*Required work*: Retype, word for word, the line containing "Convert this diagram to TikZ code." and every line after it to the end. Skip pictures.

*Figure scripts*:
* * * * * * *

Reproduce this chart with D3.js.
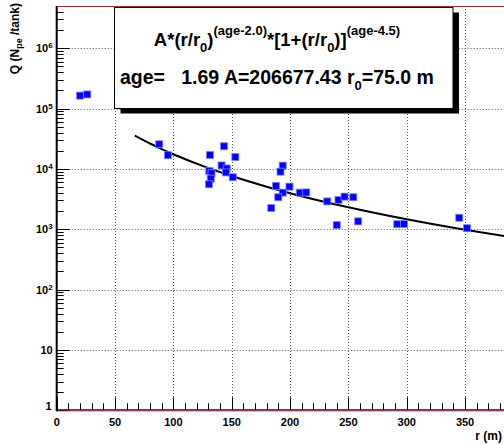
<!DOCTYPE html>
<html>
<head>
<meta charset="utf-8">
<script src="https://cdn.jsdelivr.net/npm/d3@7"></script>
<style>
  html, body { margin: 0; padding: 0; background: #fff; }
  svg { display: block; font-family: "Liberation Sans", Arial, Helvetica, sans-serif; font-weight: bold; }
</style>
</head>
<body>
<div id="chart"></div>
<script>
// distance from shower core (m) and signal (N_pe / tank)
const radius = [20, 26.2, 87.9, 95.4, 131.4, 143.4, 153.1, 141.3, 145.7, 145.1, 130.8, 132.7,
  150.9, 132.0, 130.5, 193.7, 191.8, 188.0, 199.5, 193.7, 189.9, 183.9, 208.3, 213.9,
  231.9, 241.5, 246.7, 254.2, 240.0, 258.4, 291.9, 297.7, 345.0, 351.7];
const signal = [163700, 171400, 25600, 16830, 17020, 23720, 15780, 11400, 10170, 8730, 9250, 8470,
  7270, 6890, 5560, 11320, 9000, 5220, 5080, 4040, 3390, 2250, 4040, 4070,
  2890, 3060, 3470, 3390, 1170, 1350, 1210, 1220, 1550, 1040];

// fitted LDF curve as drawn
const fitR = [67, 80, 90, 100, 125, 150, 175, 200, 250, 300, 350, 385];
const fitQ = [35640, 26330, 21310, 17490, 11200, 7609, 5396, 3961, 2311, 1460, 979, 761];

const xTicks = [0, 50, 100, 150, 200, 250, 300, 350];
const yDecades = [1, 10, 100, 1e3, 1e4, 1e5, 1e6];
const yLabels = ['1', '10', '10^2', '10^3', '10^4', '10^5', '10^6'];

const W = 504, H = 445;
const svg = d3.select('#chart').append('svg').attr('width', W).attr('height', H);

const x = d3.scaleLinear().domain([0, 385]).range([56.7, 505.9]);
const y = d3.scaleLog().domain([1, 5e6]).range([410.3, 6]);
const x0 = x(0), yb = y(1), yt = y(5e6);

// grid
const grid = svg.append('g').attr('stroke', '#555').attr('stroke-dasharray', '1,2').attr('stroke-width', 1);
grid.selectAll('line.gx').data(xTicks.filter(d => d > 0)).enter().append('line')
  .attr('x1', d => Math.round(x(d)) + 0.5).attr('x2', d => Math.round(x(d)) + 0.5)
  .attr('y1', yt).attr('y2', yb);
grid.selectAll('line.gy').data(yDecades.filter(d => d > 1)).enter().append('line')
  .attr('x1', x0).attr('x2', W)
  .attr('y1', d => Math.round(y(d)) + 0.5).attr('y2', d => Math.round(y(d)) + 0.5);

// ticks
const xMinor = d3.range(0, 386, 10);
svg.append('g').selectAll('line').data(xMinor).enter().append('line')
  .attr('x1', d => Math.round(x(d)) + 0.5).attr('x2', d => Math.round(x(d)) + 0.5)
  .attr('y1', yb).attr('y2', d => yb - (d % 50 === 0 ? 13 : 7))
  .attr('stroke', '#000').attr('stroke-width', 1);

const yMinor = [];
for (let e = 0; e <= 6; e++) for (let m = 1; m <= 9; m++) {
  const v = m * Math.pow(10, e);
  if (v <= 5e6) yMinor.push(v);
}
svg.append('g').selectAll('line').data(yMinor).enter().append('line')
  .attr('x1', x0).attr('x2', d => x0 + (Math.log10(d) % 1 === 0 ? 13 : 7))
  .attr('y1', d => Math.round(y(d)) + 0.5).attr('y2', d => Math.round(y(d)) + 0.5)
  .attr('stroke', '#000').attr('stroke-width', 1);

// frame / axes
svg.append('line').attr('x1', x0).attr('x2', W).attr('y1', yt + 0.5).attr('y2', yt + 0.5)
  .attr('stroke', '#993333').attr('stroke-width', 1);
svg.append('line').attr('x1', x0).attr('x2', W).attr('y1', yb - 0.5).attr('y2', yb - 0.5)
  .attr('stroke', '#000').attr('stroke-width', 1);
svg.append('line').attr('x1', x0).attr('x2', W).attr('y1', yb + 0.5).attr('y2', yb + 0.5)
  .attr('stroke', '#7a2020').attr('stroke-width', 1);
svg.append('line').attr('x1', x0).attr('x2', x0).attr('y1', yt).attr('y2', yb + 1)
  .attr('stroke', '#000').attr('stroke-width', 2);

// tick labels
svg.append('g').selectAll('text').data(xTicks).enter().append('text')
  .attr('x', d => x(d)).attr('y', yb + 16)
  .attr('text-anchor', 'middle').attr('font-size', 11).text(d => d);

const yl = svg.append('g').selectAll('text').data(yDecades).enter().append('text')
  .attr('x', d => d === 1 ? x0 - 5 : x0 - 4)
  .attr('y', d => y(d) + (d === 1 ? 0 : 4))
  .attr('text-anchor', 'end').attr('font-size', 11);
yl.each(function (d, i) {
  const t = d3.select(this);
  const lab = yLabels[i];
  if (lab.includes('^')) {
    const [b, p] = lab.split('^');
    t.append('tspan').text(b);
    t.append('tspan').attr('font-size', 8).attr('dy', -4).text(p);
  } else {
    t.text(lab);
  }
});

// axis titles
svg.append('text').attr('x', 502).attr('y', 440).attr('text-anchor', 'end')
  .attr('font-size', 12).text('r (m)');
const yt1 = svg.append('text').attr('transform', 'translate(19,3) rotate(-90)')
  .attr('text-anchor', 'end').attr('font-size', 12);
yt1.append('tspan').text('Q (N');
yt1.append('tspan').attr('font-size', 9).attr('dy', 3).text('pe');
yt1.append('tspan').attr('dy', -3).text(' /tank)');

// clip
svg.append('clipPath').attr('id', 'plotclip').append('rect')
  .attr('x', x0 + 1).attr('y', yt).attr('width', W - x0).attr('height', yb - yt);

// fit curve
const pts = fitR.map((r, i) => [r, fitQ[i]]);
const line = d3.line().x(d => x(d[0])).y(d => y(d[1])).curve(d3.curveMonotoneX);
svg.append('path').datum(pts)
  .attr('clip-path', 'url(#plotclip)')
  .attr('fill', 'none').attr('stroke', '#000').attr('stroke-width', 2)
  .attr('d', line);

// markers
svg.append('g').selectAll('rect').data(radius.map((r, i) => [r, signal[i]])).enter().append('rect')
  .attr('x', d => x(d[0]) - 3.5).attr('y', d => y(d[1]) - 3.5)
  .attr('width', 7).attr('height', 7)
  .attr('fill', '#0000ff').attr('stroke', '#7f7fff').attr('stroke-width', 0.8);

// fit legend box with shadow
const bx = 114.5, by = 7.5, bw = 338.5, bh = 101;
svg.append('rect').attr('x', bx + 6).attr('y', by + 5).attr('width', bw).attr('height', bh)
  .attr('fill', '#000');
svg.append('rect').attr('x', bx).attr('y', by).attr('width', bw).attr('height', bh)
  .attr('fill', '#fff').attr('stroke', '#000').attr('stroke-width', 1);

const l1 = svg.append('text').attr('x', 277).attr('y', 46)
  .attr('text-anchor', 'middle').attr('font-size', 18.5);
l1.append('tspan').text('A*(r/r');
l1.append('tspan').attr('font-size', 13).attr('dy', 6).text('0');
l1.append('tspan').attr('dy', -6).text(')');
l1.append('tspan').attr('font-size', 13).attr('dy', -11).text('(age-2.0)');
l1.append('tspan').attr('dy', 11).text('*[1+(r/r');
l1.append('tspan').attr('font-size', 13).attr('dy', 6).text('0');
l1.append('tspan').attr('dy', -6).text(')]');
l1.append('tspan').attr('font-size', 13).attr('dy', -11).text('(age-4.5)');

const l2 = svg.append('text').attr('x', 120).attr('y', 84)
  .attr('font-size', 19.5).attr('xml:space', 'preserve');
l2.append('tspan').text('age=   1.69 A=206677.43 r');
l2.append('tspan').attr('font-size', 13).attr('dy', 6).text('0');
l2.append('tspan').attr('dy', -6).text('=75.0 m');
</script>
</body>
</html>
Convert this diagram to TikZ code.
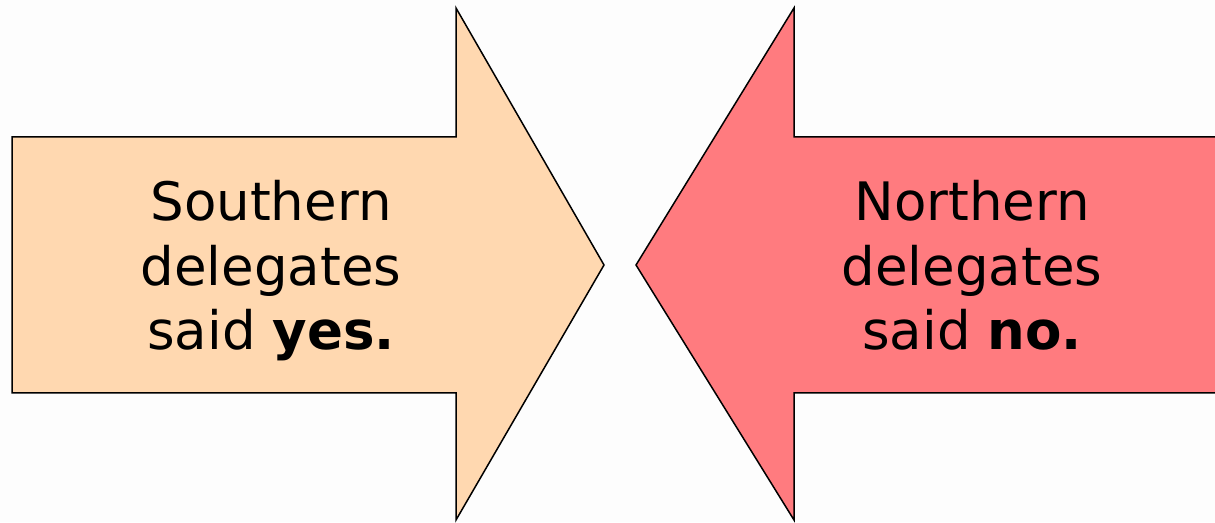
\documentclass[tikz,border=0pt]{standalone}
\usepackage{fontspec}
\setmainfont{DejaVu Sans}
\definecolor{bgc}{HTML}{FDFDFD}
\definecolor{southc}{HTML}{FFD8B0}
\definecolor{northc}{HTML}{FF7B7F}
\begin{document}
\begin{tikzpicture}[x=1pt,y=1pt,
  arrowshape/.style={draw=black,line width=1.5pt,line join=miter},
  label/.style={anchor=base,font=\fontsize{53}{64}\selectfont,text=black,inner sep=0pt}]
\fill[bgc] (0,0) rectangle (1215,522);
\useasboundingbox (0,0) rectangle (1215,522);
% left arrow (Southern)
\filldraw[arrowshape,fill=southc] (12,385) -- (456,385) -- (456,514) -- (604,257) -- (456,2) -- (456,129) -- (12,129) -- cycle;
% right arrow (Northern)
\filldraw[arrowshape,fill=northc] (1217,385) -- (794,385) -- (794,514) -- (636,257) -- (794,2) -- (794,129) -- (1217,129);
\node[label] (s1) at (271,301) {Southern};
\node[label] (s2) at (271,236.5) {delegates};
\node[label] (s3) at (271,172) {said \textbf{yes.}};
\node[label] (n1) at (972,301) {Northern};
\node[label] (n2) at (972,236.5) {delegates};
\node[label] (n3) at (972,172) {said \textbf{no.}};
\end{tikzpicture}
\end{document}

* * * * * * *

*The output*:
Convert this diagram to TikZ code.
\documentclass[tikz,border=0pt]{standalone}
\usepackage{fontspec}
\setmainfont{DejaVu Sans}
\definecolor{bgc}{HTML}{FDFDFD}
\definecolor{southc}{HTML}{FFD8B0}
\definecolor{northc}{HTML}{FF7B7F}
\begin{document}
\begin{tikzpicture}[x=1pt,y=1pt,
  arrowshape/.style={draw=black,line width=1.5pt,line join=miter},
  label/.style={anchor=base,font=\fontsize{53}{64}\selectfont,text=black,inner sep=0pt}]
\fill[bgc] (0,0) rectangle (1215,522);
\useasboundingbox (0,0) rectangle (1215,522);
% left arrow (Southern)
\filldraw[arrowshape,fill=southc] (12,385) -- (456,385) -- (456,514) -- (604,257) -- (456,2) -- (456,129) -- (12,129) -- cycle;
% right arrow (Northern)
\filldraw[arrowshape,fill=northc] (1217,385) -- (794,385) -- (794,514) -- (636,257) -- (794,2) -- (794,129) -- (1217,129);
\node[label] (s1) at (271,301) {Southern};
\node[label] (s2) at (271,236.5) {delegates};
\node[label] (s3) at (271,172) {said \textbf{yes.}};
\node[label] (n1) at (972,301) {Northern};
\node[label] (n2) at (972,236.5) {delegates};
\node[label] (n3) at (972,172) {said \textbf{no.}};
\end{tikzpicture}
\end{document}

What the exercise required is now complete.